Written problem: Without the pictures, retype exactly the lines from the top of the entries below through the line that contains "group_colors[g] for r, g".

Material:
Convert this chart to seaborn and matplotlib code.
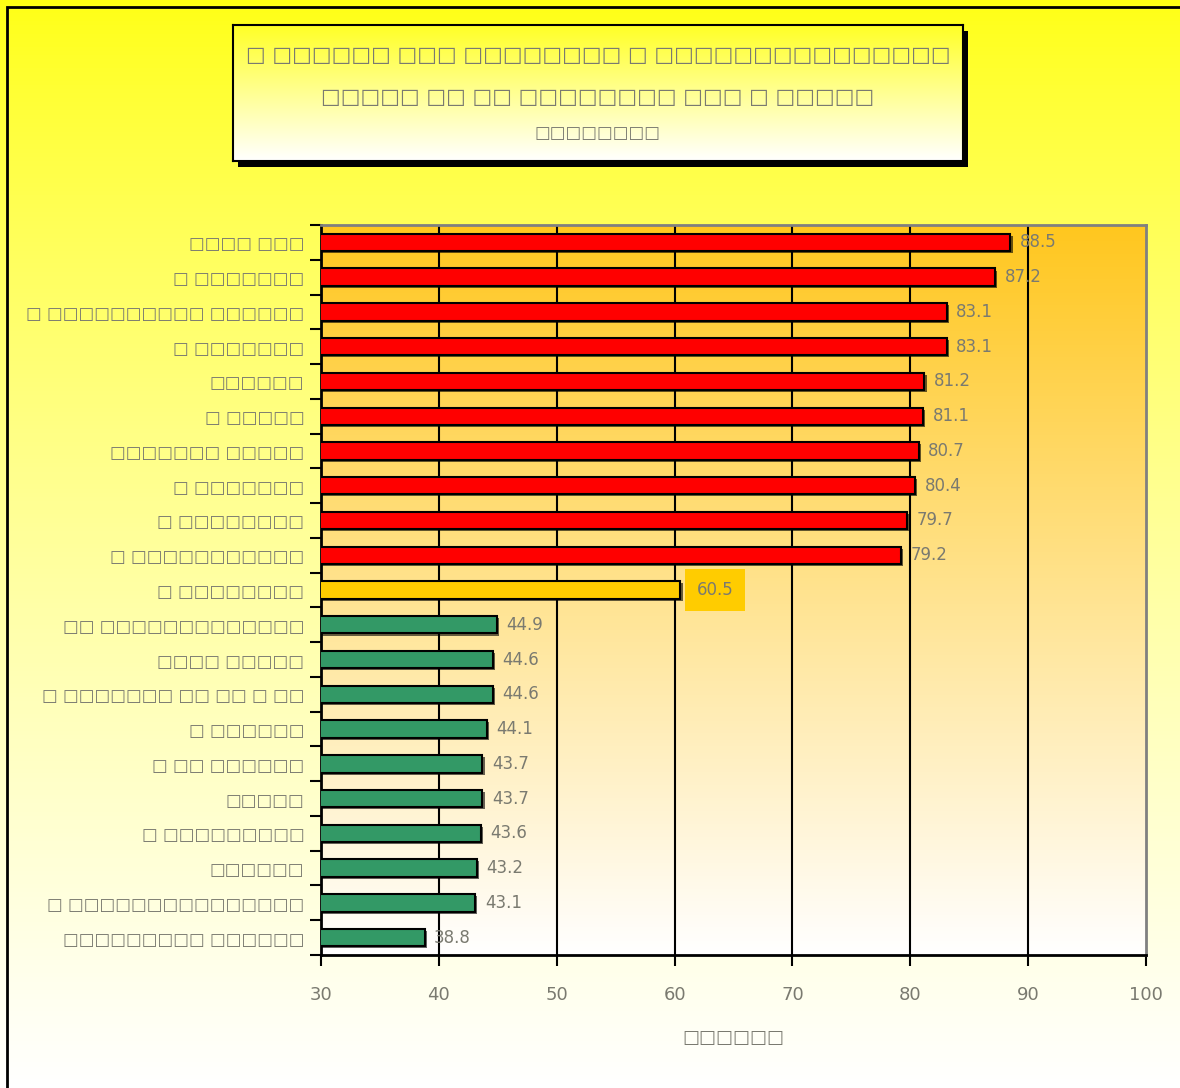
import numpy as np
import pandas as pd
import matplotlib
matplotlib.use("Agg")
import matplotlib.pyplot as plt
import matplotlib.patheffects as pe
from matplotlib.patches import Rectangle
import seaborn as sns

# ---- data (text in the reference is unreadable: glyphs render as empty boxes) ----
categories = [
    "□□□□ □□□", "□ □□□□□□□", "□ □□□□□□□□□□ □□□□□□", "□ □□□□□□□", "□□□□□□",
    "□ □□□□□", "□□□□□□□ □□□□□", "□ □□□□□□□", "□ □□□□□□□□", "□ □□□□□□□□□□□",
    "□ □□□□□□□□", "□□ □□□□□□□□□□□□□", "□□□□ □□□□□", "□ □□□□□□□ □□ □□ □ □□",
    "□ □□□□□□", "□ □□ □□□□□□", "□□□□□", "□ □□□□□□□□□", "□□□□□□",
    "□ □□□□□□□□□□□□□□□", "□□□□□□□□□ □□□□□□",
]
values = [88.5, 87.2, 83.1, 83.1, 81.2, 81.1, 80.7, 80.4, 79.7, 79.2,
          60.5, 44.9, 44.6, 44.6, 44.1, 43.7, 43.7, 43.6, 43.2, 43.1, 38.8]
groups = ["high"] * 10 + ["mid"] + ["low"] * 10
x_ticks = [30, 40, 50, 60, 70, 80, 90, 100]
title_lines = ["□ □□□□□□ □□□ □□□□□□□□ □ □□□□□□□□□□□□□□□",
               "□□□□□ □□ □□ □□□□□□□□ □□□ □ □□□□□",
               "□□□□□□□□"]
x_label = "□□□□□□"

group_colors = {"high": "#FF0000", "mid": "#FFCC00", "low": "#339966"}
text_color = "#7a7a70"

row_ids = [f"r{i:02d}" for i in range(len(categories))]
df = pd.DataFrame({"row": row_ids, "label": categories, "value": values, "group": groups})
palette = {r: group_colors[g] for r, g in zip(row_ids, groups)}

W, H = 1180, 1088
fig = plt.figure(figsize=(W / 100, H / 100), dpi=100)

# figure background gradient (yellow -> white)
bg = fig.add_axes([0, 0, 1, 1], zorder=-10)
grad = np.linspace(0, 1, 256)[:, None]
top = np.array([1.0, 1.0, 0.08])
bot = np.array([1.0, 1.0, 1.0])
img = top[None, None, :] * (1 - grad[..., None] ** 0.8) + bot[None, None, :] * (grad[..., None] ** 0.8)
bg.imshow(img, aspect="auto", extent=[0, 1, 0, 1])
bg.set_axis_off()
bg.add_patch(Rectangle((7 / W, -0.1), 1.2, 1 - 7 / H + 0.1, fill=False, lw=2,
                       edgecolor="black", transform=bg.transAxes))

# main axes
left, right, topp, bottom = 321 / W, 1146 / W, 225 / H, 955 / H
ax = fig.add_axes([left, 1 - bottom, right - left, bottom - topp])

# plot-area gradient
pg = np.linspace(0, 1, 256)[:, None]
c_top = np.array([1.0, 0.78, 0.12])
c_bot = np.array([1.0, 1.0, 1.0])
pimg = c_top[None, None, :] * (1 - pg[..., None]) + c_bot[None, None, :] * pg[..., None]
ax.imshow(pimg, aspect="auto", extent=[30, 100, 20.5, -0.5], zorder=0)

sns.barplot(data=df, y="row", x="value", hue="row", palette=palette,
            legend=False, orient="h", width=0.5, edgecolor="black",
            linewidth=1.5, saturation=1, errorbar=None, ax=ax, zorder=3)
for p in ax.patches:
    p.set_path_effects([pe.SimplePatchShadow(offset=(1.5, -1.5), shadow_rgbFace="black", alpha=0.6),
                        pe.Normal()])

ax.set_xlim(30, 100)
ax.set_ylim(20.5, -0.5)
ax.set_xticks(x_ticks)
ax.set_xticklabels([str(t) for t in x_ticks], fontsize=13, color=text_color)
for t in x_ticks[1:-1]:
    ax.axvline(t, color="black", lw=1.5, zorder=1)

ax.set_yticks(range(len(categories)))
ax.set_yticklabels(categories, fontsize=12, color=text_color)
ax.set_yticks(np.arange(-0.5, len(categories), 1), minor=True)
ax.tick_params(axis="y", which="major", length=0, pad=12)
ax.tick_params(axis="y", which="minor", length=8, width=1.5, direction="out")
ax.tick_params(axis="x", length=8, width=1.5, direction="out", pad=14)
ax.set_ylabel("")
ax.set_xlabel(x_label, fontsize=13, color=text_color, labelpad=18)

for s in ["left", "bottom"]:
    ax.spines[s].set_color("black")
    ax.spines[s].set_linewidth(2)
for s in ["top", "right"]:
    ax.spines[s].set_color("#808080")
    ax.spines[s].set_linewidth(2)

for i, (v, g) in enumerate(zip(values, groups)):
    if g == "mid":
        ax.text(v + 1.4, i, f"{v:.1f}", va="center", ha="left", fontsize=12,
                color=text_color, zorder=5,
                bbox=dict(boxstyle="square,pad=0.7", facecolor="#FFCC00", edgecolor="none"))
    else:
        ax.text(v + 0.8, i, f"{v:.1f}", va="center", ha="left", fontsize=12,
                color=text_color, zorder=5)

# title box with shadow
tx0, tx1, ty0, ty1 = 233 / W, 963 / W, 25 / H, 161 / H
fig.patches.append(Rectangle((tx0 + 5 / W, 1 - ty1 - 6 / H), tx1 - tx0, ty1 - ty0,
                             transform=fig.transFigure, facecolor="black",
                             edgecolor="none", zorder=1))
tax = fig.add_axes([tx0, 1 - ty1, tx1 - tx0, ty1 - ty0], zorder=5)
tg = np.linspace(0, 1, 256)[:, None]
t_top = np.array([1.0, 1.0, 0.15])
timg = t_top[None, None, :] * (1 - tg[..., None]) + np.ones(3)[None, None, :] * tg[..., None]
tax.imshow(timg, aspect="auto", extent=[0, 1, 0, 1])
tax.set_xticks([])
tax.set_yticks([])
for s in tax.spines.values():
    s.set_color("black")
    s.set_linewidth(1.5)
tax.text(0.5, 1 - 30 / 136, title_lines[0], ha="center", va="center", fontsize=15, color=text_color, transform=tax.transAxes)
tax.text(0.5, 1 - 72 / 136, title_lines[1], ha="center", va="center", fontsize=15, color=text_color, transform=tax.transAxes)
tax.text(0.5, 1 - 108 / 136, title_lines[2], ha="center", va="center", fontsize=12, color=text_color, transform=tax.transAxes)

fig.savefig("out.png", dpi=100)
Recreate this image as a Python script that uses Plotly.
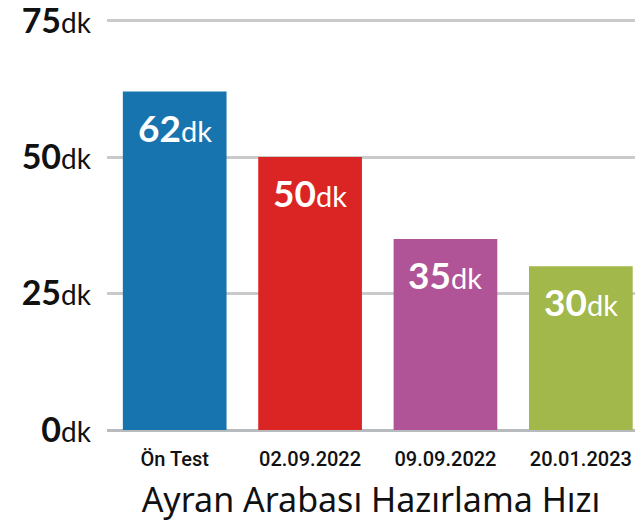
import plotly.graph_objects as go

# Preparation time per session, in minutes ("dk")
categories = ["Ön Test", "02.09.2022", "09.09.2022", "20.01.2023"]
minutes = [62, 50, 35, 30]
bar_colors = ["#1874AE", "#DB2424", "#B05497", "#A2B84A"]
tick_values = [0, 25, 50, 75]
tick_labels = [f"<b>{v}</b><span style='font-size:28px'>dk</span>" for v in tick_values]

fig = go.Figure()
fig.add_trace(go.Bar(
    x=categories,
    y=minutes,
    marker=dict(color=bar_colors, line=dict(width=0)),
    hoverinfo="skip",
))

# Value labels inside the top of each bar
for cat, val in zip(categories, minutes):
    fig.add_annotation(
        x=cat, y=val, xref="x", yref="y",
        text=f"<b>{val}</b><span style='font-size:29px'>dk</span>",
        showarrow=False, yanchor="top", yshift=-11,
        font=dict(family="Lato", size=37, color="white"),
    )

fig.update_layout(
    width=643, height=526,
    margin=dict(l=107, r=8, t=19, b=96),
    paper_bgcolor="white", plot_bgcolor="white",
    bargap=0.234,
    showlegend=False,
    font=dict(family="Lato", color="#111111"),
)
fig.update_xaxes(
    range=[-0.5, 3.4],
    automargin=False,
    tickfont=dict(family="Roboto", size=20, color="#111111", weight=500),
    ticks="", showline=False, showgrid=False,
    ticklabelstandoff=15,
    title=dict(text="Ayran Arabası Hazırlama Hızı",
               font=dict(family="Noto Sans", size=34, color="#111111"), standoff=18),
)
fig.update_yaxes(
    range=[0, 75.3],
    automargin=False,
    ticklabeloverflow="allow",
    tickvals=tick_values, ticktext=tick_labels,
    tickfont=dict(family="Lato", size=34, color="#111111"),
    showgrid=True, gridcolor="#C8CACC", gridwidth=3,
    zeroline=True, zerolinecolor="#B8BBBE", zerolinewidth=3,
    ticks="", ticklen=0, showline=False,
    ticklabelstandoff=15,
)

fig.write_html("out.html")
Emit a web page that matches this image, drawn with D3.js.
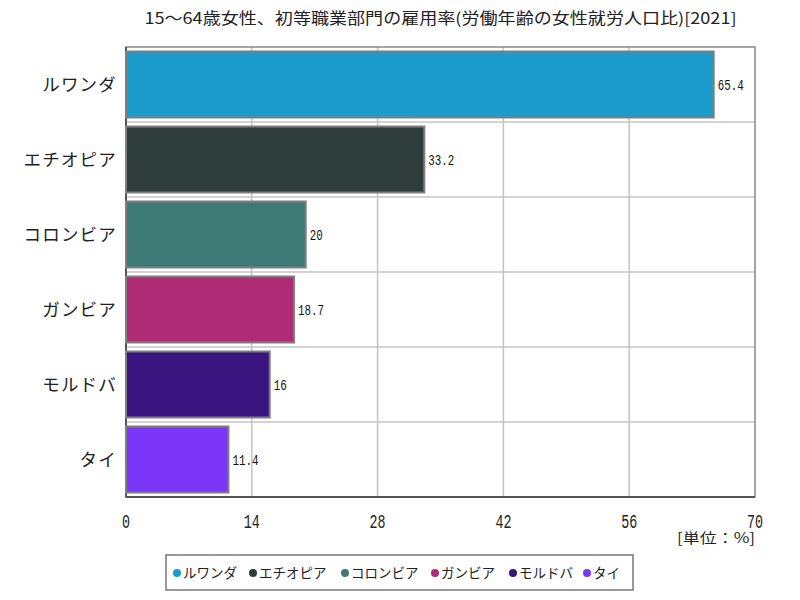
<!DOCTYPE html>
<html><head><meta charset="utf-8">
<script src="https://cdn.jsdelivr.net/npm/d3@7"></script>
<style>body{margin:0;background:#fff}svg{display:block}</style>
</head><body><svg id="c" width="800" height="600"></svg>
<script>
const categories = ["ルワンダ","エチオピア","コロンビア","ガンビア","モルドバ","タイ"];
const values = [65.4, 33.2, 20, 18.7, 16, 11.4];
const labels = ["65.4","33.2","20","18.7","16","11.4"];
const colors = ["#1b9ccc","#2f3d3d","#3d7a76","#b02b76","#3a1580","#7b36f7"];
const ticks = [0,14,28,42,56,70];
const title = "15〜64歳女性、初等職業部門の雇用率(労働年齢の女性就労人口比)[2021]";
const unit = "[単位：%]";

const JP = "'Noto Sans CJK JP','Noto Sans',sans-serif";
const MONO = "'Liberation Mono','DejaVu Sans Mono',monospace";
const svg = d3.select("#c");
const m = {l:126, r:755, t:47, b:497};
const x = d3.scaleLinear().domain([0,70]).range([m.l,m.r]);
const y = d3.scaleBand().domain(categories).range([m.t,m.b]).paddingInner(0.12).paddingOuter(0.06);

svg.append("text").attr("x",(m.l+m.r)/2).attr("y",24).attr("text-anchor","middle")
  .style("font-family",JP).attr("font-size",15.5).attr("fill","#222")
  .attr("textLength",592).attr("lengthAdjust","spacingAndGlyphs").text(title);

// grid
const g = svg.append("g");
g.selectAll(".vg").data(ticks.slice(1,-1)).join("line")
  .attr("x1",d=>x(d)).attr("x2",d=>x(d)).attr("y1",m.t).attr("y2",m.b)
  .attr("stroke","#c4c4c4").attr("stroke-width",1.5);
const step = (m.b-m.t)/categories.length;
g.selectAll(".hg").data(d3.range(1,categories.length)).join("line")
  .attr("x1",m.l).attr("x2",m.r).attr("y1",d=>m.t+d*step).attr("y2",d=>m.t+d*step)
  .attr("stroke","#c4c4c4").attr("stroke-width",1.5);

// frame
svg.append("rect").attr("x",m.l).attr("y",m.t).attr("width",m.r-m.l).attr("height",m.b-m.t)
  .attr("fill","none").attr("stroke","#888").attr("stroke-width",1.5);
svg.append("line").attr("x1",m.l).attr("x2",m.l).attr("y1",m.t).attr("y2",m.b).attr("stroke","#555").attr("stroke-width",2);
svg.append("line").attr("x1",m.l).attr("x2",m.r).attr("y1",m.b).attr("y2",m.b).attr("stroke","#555").attr("stroke-width",2);

// bars
svg.selectAll(".bar").data(categories).join("rect")
  .attr("x",x(0)).attr("y",d=>y(d)).attr("width",(d,i)=>x(values[i])-x(0)).attr("height",y.bandwidth())
  .attr("fill",(d,i)=>colors[i]).attr("stroke","#7f7f7f").attr("stroke-width",2);

svg.selectAll(".vl").data(categories).join("text")
  .attr("x",(d,i)=>x(values[i])+4).attr("y",d=>y(d)+y.bandwidth()/2+5)
  .attr("font-size",14).attr("fill","#111").style("font-family",MONO)
  .attr("textLength",(d,i)=>labels[i].length*6.5).attr("lengthAdjust","spacingAndGlyphs")
  .text((d,i)=>labels[i]);

// y labels
svg.selectAll(".yl").data(categories).join("text")
  .attr("x",m.l-9).attr("y",d=>y(d)+y.bandwidth()/2+6).attr("text-anchor","end")
  .style("font-family",JP).attr("font-size",17.5).attr("letter-spacing",1.2).attr("fill","#222").text(d=>d);

// x ticks
svg.selectAll(".xt").data(ticks).join("text")
  .attr("x",d=>x(d)).attr("y",528).attr("text-anchor","middle")
  .attr("font-size",21).attr("fill","#222").style("font-family",MONO)
  .attr("textLength",d=>String(d).length*8).attr("lengthAdjust","spacingAndGlyphs")
  .text(d=>d);
svg.append("text").attr("x",m.r).attr("y",543).attr("text-anchor","end")
  .style("font-family",JP).attr("font-size",14).attr("fill","#222")
  .attr("textLength",78).attr("lengthAdjust","spacingAndGlyphs").text(unit);

// legend
svg.append("rect").attr("x",166).attr("y",555).attr("width",467).attr("height",35)
  .attr("fill","#fff").attr("stroke","#777").attr("stroke-width",1.5);
const lx = [177,253,345,435,513,587];
const lg = svg.selectAll(".lg").data(categories).join("g").attr("transform",(d,i)=>`translate(${lx[i]},573)`);
lg.append("circle").attr("r",4).attr("fill",(d,i)=>colors[i]);
lg.append("text").attr("x",6).attr("y",5).style("font-family",JP).attr("font-size",13.5).attr("fill","#222").text(d=>d);
</script></body></html>
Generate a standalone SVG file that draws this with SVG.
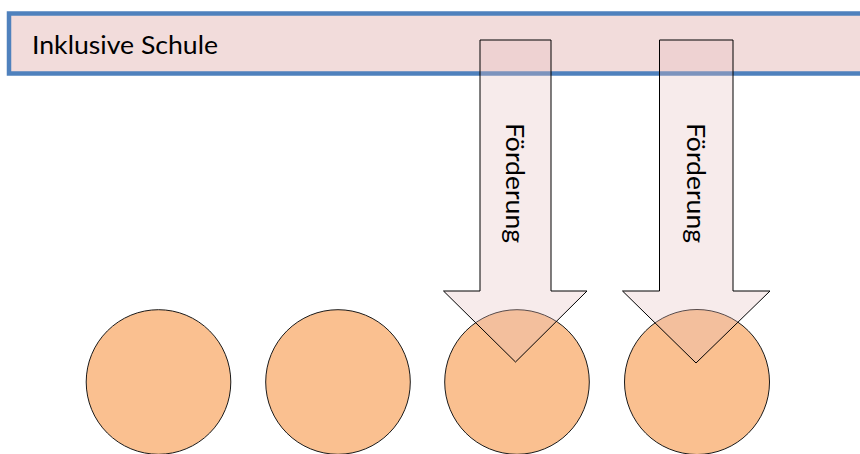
<svg xmlns="http://www.w3.org/2000/svg" width="860" height="454" viewBox="0 0 860 454">
<style>
.circ{fill:#fac090;stroke:#1a1a1a;stroke-width:1}
.arrow{fill:#e6bebe;fill-opacity:0.3;stroke:#000;stroke-width:1;stroke-linejoin:miter}
.lbl{font-family:Lato,"Open Sans","Liberation Sans",sans-serif;font-size:25px;fill:#000}
</style>
<rect width="860" height="454" fill="#fff"/>
<g id="school">
<rect x="9" y="13.5" width="860" height="60" fill="#f2dcdb" stroke="#4f81bd" stroke-width="4.5"/>
<text class="lbl" x="32" y="54" textLength="186" lengthAdjust="spacingAndGlyphs">Inklusive Schule</text>
</g>
<g id="pupil1"><circle class="circ" cx="158.5" cy="382" r="72.3"/></g>
<g id="pupil2"><circle class="circ" cx="338" cy="382" r="72.3"/></g>
<g id="pupil3"><circle class="circ" cx="517" cy="382" r="72.3"/></g>
<g id="pupil4"><circle class="circ" cx="697" cy="382" r="72.5"/></g>
<g id="connectors">
<g id="foerderung1">
<polygon class="arrow" points="480,40 551,40 551,291 587,291 515.5,362 443.5,291 480,291"/>
<text class="lbl" transform="translate(515.5,183) rotate(90)" x="0" y="9.5" text-anchor="middle" textLength="120" lengthAdjust="spacingAndGlyphs">Förderung</text>
</g>
<g id="foerderung2">
<polygon class="arrow" points="659.5,40 733,40 733,291 770,291 696,363 622.5,291 659.5,291"/>
<text class="lbl" transform="translate(696,183) rotate(90)" x="0" y="9.5" text-anchor="middle" textLength="120" lengthAdjust="spacingAndGlyphs">Förderung</text>
</g>
</g>
</svg>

Finished exercise:
Convert this chart to seaborn and matplotlib code.
import numpy as np
import pandas as pd
import matplotlib
matplotlib.use("Agg")
import matplotlib.pyplot as plt
import matplotlib.patheffects as pe
from matplotlib.patches import Rectangle
import seaborn as sns

# ---- data (text in the reference is unreadable: glyphs render as empty boxes) ----
categories = [
    "□□□□ □□□", "□ □□□□□□□", "□ □□□□□□□□□□ □□□□□□", "□ □□□□□□□", "□□□□□□",
    "□ □□□□□", "□□□□□□□ □□□□□", "□ □□□□□□□", "□ □□□□□□□□", "□ □□□□□□□□□□□",
    "□ □□□□□□□□", "□□ □□□□□□□□□□□□□", "□□□□ □□□□□", "□ □□□□□□□ □□ □□ □ □□",
    "□ □□□□□□", "□ □□ □□□□□□", "□□□□□", "□ □□□□□□□□□", "□□□□□□",
    "□ □□□□□□□□□□□□□□□", "□□□□□□□□□ □□□□□□",
]
values = [88.5, 87.2, 83.1, 83.1, 81.2, 81.1, 80.7, 80.4, 79.7, 79.2,
          60.5, 44.9, 44.6, 44.6, 44.1, 43.7, 43.7, 43.6, 43.2, 43.1, 38.8]
groups = ["high"] * 10 + ["mid"] + ["low"] * 10
x_ticks = [30, 40, 50, 60, 70, 80, 90, 100]
title_lines = ["□ □□□□□□ □□□ □□□□□□□□ □ □□□□□□□□□□□□□□□",
               "□□□□□ □□ □□ □□□□□□□□ □□□ □ □□□□□",
               "□□□□□□□□"]
x_label = "□□□□□□"

group_colors = {"high": "#FF0000", "mid": "#FFCC00", "low": "#339966"}
text_color = "#7a7a70"

row_ids = [f"r{i:02d}" for i in range(len(categories))]
df = pd.DataFrame({"row": row_ids, "label": categories, "value": values, "group": groups})
palette = {r: group_colors[g] for r, g in zip(row_ids, groups)}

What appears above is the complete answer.